For a problem that first gained widespread recognition in the late 1990s, very little seems to have been done to alleviate the situation. So little, in fact, that we now find ourselves in the perfect storm of an ageing workforce with up to 20% of engineers approaching retirement, 'leakage' where graduates choose non-engineering careers, and not enough new students choosing to study engineering.
At the same time, the UK is experiencing a worryingly high level of NEETS - Not in Education, Employment, or Training - in the 16 to 24 age range. This is something that Enginuity, the former Sector Skills Council for engineering and manufacturing, feels could be rectified by closing the skills gap, and is reflected in its recently published report, which finds that the skills gap in the engineering and manufacturing sector is costing the UK more than £ 5bn a year.
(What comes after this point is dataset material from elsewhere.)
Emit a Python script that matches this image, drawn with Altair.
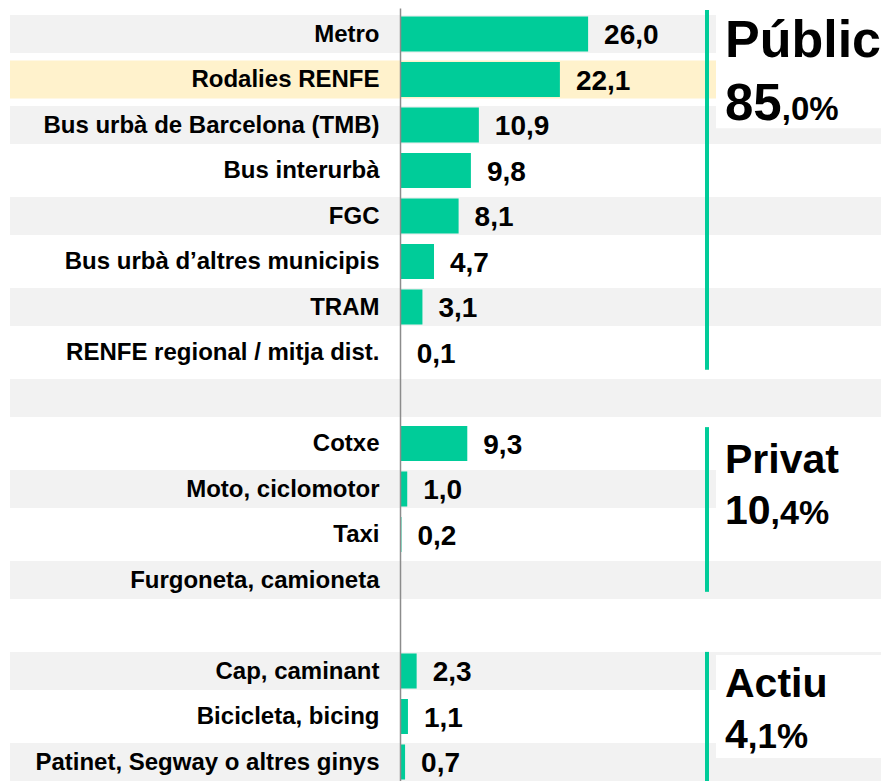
import json
import altair as alt
import pandas as pd

# ---------------- data ----------------
categories = [
    "Metro", "Rodalies RENFE", "Bus urbà de Barcelona (TMB)", "Bus interurbà", "FGC",
    "Bus urbà d’altres municipis", "TRAM", "RENFE regional / mitja dist.", "",
    "Cotxe", "Moto, ciclomotor", "Taxi", "Furgoneta, camioneta", "",
    "Cap, caminant", "Bicicleta, bicing", "Patinet, Segway o altres ginys",
]
values = [26.0, 22.1, 10.9, 9.8, 8.1, 4.7, 3.1, 0.1, None,
          9.3, 1.0, 0.2, None, None,
          2.3, 1.1, 0.7]
highlight = "Rodalies RENFE"

group_names = ["Públic", "Privat", "Actiu"]
group_whole = ["85", "10", "4"]
group_decimal = [",0%", ",4%", ",1%"]
group_first = [0, 9, 14]
group_last = [7, 12, 16]

# ---------------- layout ----------------
FONT = "Liberation Sans"
GREEN = "#00CC99"
W, H = 481, 773
PX = 7.235                      # pixels per value unit
X_MAX = W / PX
ROW = 45.5
Y_MIN = -26 / ROW
Y_MAX = Y_MIN + H / ROW
STRIPE_X0 = -390 / PX           # stripes reach into the label area
STRIPE_X1 = X_MAX + 5
LINE_X = 307 / PX
TEXT_X = 325 / PX
BOX_X = 316 / PX
title_size = [52, 41, 41]
num_size = [51, 41, 41]
dec_size = [33, 34, 35]
title_off = [0.50, 0.65, 0.57]
num_off = [1.89, 1.77, 1.69]
line_top = [-0.53, -0.36, -0.42]
line_bot = [0.38, 0.26, 0.6]
box_top = [-0.62, -0.36, -0.35]
box_bot = [2.07, 1.46, 1.91]

rows = pd.DataFrame({
    "row": list(range(len(categories))),
    "name": categories,
    "value": values,
})
rows["lo"] = rows["row"] - 0.385
rows["hi"] = rows["row"] + 0.385
rows["s_lo"] = rows["row"] - 0.418
rows["s_hi"] = rows["row"] + 0.418
rows["x0"] = 0.0
rows["sx0"] = STRIPE_X0
rows["sx1"] = STRIPE_X1
rows["hx1"] = BOX_X
rows["label"] = [("" if v is None else f"{v:.1f}".replace(".", ",")) for v in values]

stripes = rows[(rows["row"] % 2 == 0) & (rows["name"] != highlight)]
hl = rows[rows["name"] == highlight]
bars = rows[rows["value"].notna()]

groups = pd.DataFrame({
    "name": group_names,
    "whole": group_whole,
    "dec": group_decimal,
    "first": group_first,
    "last": group_last,
})
groups["lx"] = LINE_X
groups["ly0"] = [f + o for f, o in zip(group_first, line_top)]
groups["ly1"] = [l + o for l, o in zip(group_last, line_bot)]
groups["tx"] = TEXT_X
groups["ty"] = [f + o for f, o in zip(group_first, title_off)]
groups["ny"] = [f + o for f, o in zip(group_first, num_off)]
groups["dx"] = [TEXT_X + len(w) * 0.556 * s / PX for w, s in zip(group_whole, num_size)]
groups["bx0"] = BOX_X
groups["bx1"] = STRIPE_X1
groups["by0"] = [f + o for f, o in zip(group_first, box_top)]
groups["by1"] = [f + o for f, o in zip(group_first, box_bot)]
groups["tsize"] = title_size
groups["nsize"] = num_size
groups["dsize"] = dec_size

# ---------------- scales / axes ----------------
label_rows = [i for i, c in enumerate(categories) if c]
xscale = alt.Scale(domain=[0, X_MAX], nice=False, zero=False)
yscale = alt.Scale(domain=[Y_MIN, Y_MAX], nice=False, zero=False, reverse=True)
yaxis = alt.Axis(
    values=label_rows,
    labelExpr=f"{json.dumps(categories, ensure_ascii=False)}[datum.value]",
    ticks=False, grid=False, domain=True, domainColor="#8c8c8c", domainWidth=1.5,
    labelFont=FONT, labelFontWeight="bold", labelFontSize=24, labelColor="#000000",
    labelPadding=21, labelLimit=500, labelOverlap=False, title=None, zindex=1,
)


def X(f):
    return alt.X(f, type="quantitative", scale=xscale, axis=None)


def Y(f):
    return alt.Y(f, type="quantitative", scale=yscale, axis=yaxis)


stripe_layer = alt.Chart(stripes).mark_rect(color="#F2F2F2", clip=False).encode(
    x=X("sx0"), x2="sx1", y=Y("s_lo"), y2="s_hi")
hl_layer = alt.Chart(hl).mark_rect(color="#FFF2CC", clip=False).encode(
    x=X("sx0"), x2="hx1", y=Y("s_lo"), y2="s_hi")
box_layer = alt.Chart(groups).mark_rect(color="#FFFFFF", clip=False).encode(
    x=X("bx0"), x2="bx1", y=Y("by0"), y2="by1")
bar_layer = alt.Chart(bars).mark_rect(color=GREEN).encode(
    x=X("x0"), x2="value", y=Y("lo"), y2="hi")
val_layer = alt.Chart(bars).mark_text(
    align="left", baseline="middle", dx=16, dy=2, font=FONT, fontWeight="bold",
    fontSize=28, color="#000000").encode(x=X("value"), y=Y("row"), text="label:N")
line_layer = alt.Chart(groups).mark_rule(color=GREEN, strokeWidth=4, clip=False).encode(
    x=X("lx"), y=Y("ly0"), y2="ly1")
title_layer = alt.Chart(groups).mark_text(
    align="left", baseline="alphabetic", font=FONT, fontWeight="bold", color="#000000").encode(
    x=X("tx"), y=Y("ty"), text="name:N",
    size=alt.Size("tsize:Q", scale=None, legend=None))
num_layer = alt.Chart(groups).mark_text(
    align="left", baseline="alphabetic", font=FONT, fontWeight="bold", color="#000000").encode(
    x=X("tx"), y=Y("ny"), text="whole:N",
    size=alt.Size("nsize:Q", scale=None, legend=None))
dec_layer = alt.Chart(groups).mark_text(
    align="left", baseline="alphabetic", font=FONT, fontWeight="bold", color="#000000").encode(
    x=X("dx"), y=Y("ny"), text="dec:N",
    size=alt.Size("dsize:Q", scale=None, legend=None))

chart = alt.layer(
    stripe_layer, hl_layer, box_layer, bar_layer, val_layer,
    line_layer, title_layer, num_layer, dec_layer,
).properties(
    width=W, height=H,
    padding={"left": 392, "top": 0, "right": 0, "bottom": 0},
    autosize=alt.AutoSizeParams(type="none"),
    background="#FFFFFF",
).configure_view(stroke=None)

chart.save("out.html", embed_options={"renderer": "svg", "actions": False})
The report, titled Mind the Gap, asserts that the sector faces many interrelated factors which will only make matters worse over time. The £5bn lost annually to skills shortages represents a major missed opportunity.
Based on typical starting salaries in the sector, it would be equivalent to supporting over 300,000 apprenticeships each year – a scale of intervention that could materially reduce the number of NEETs by 30% and thus help to reduce the UK's benefits bill.
Of course, this makes perfect sense. However, the reality is that there are still way too few businesses in the sector offering opportunities to young or newly qualified people. I understand that Government support for apprenticeships is woefully inadequate, but there seems to be a huge reluctance to train and invest in workforces across much of the UK's industrial sector. Businesses want skilled workers, but want someone else to put the money, time and effort into training them. There are record numbers of graduates out of work, including engineering graduates, yet we constantly hear that engineering companies are having difficulty recruiting. What is going so wrong here?
Like many things, the skills crisis is a complicated issue that will not be solved by any one measure, however, if more businesses started to recruit into graduate or entry-level roles and took on responsibility for training, maybe things wouldn't look quite so bleak.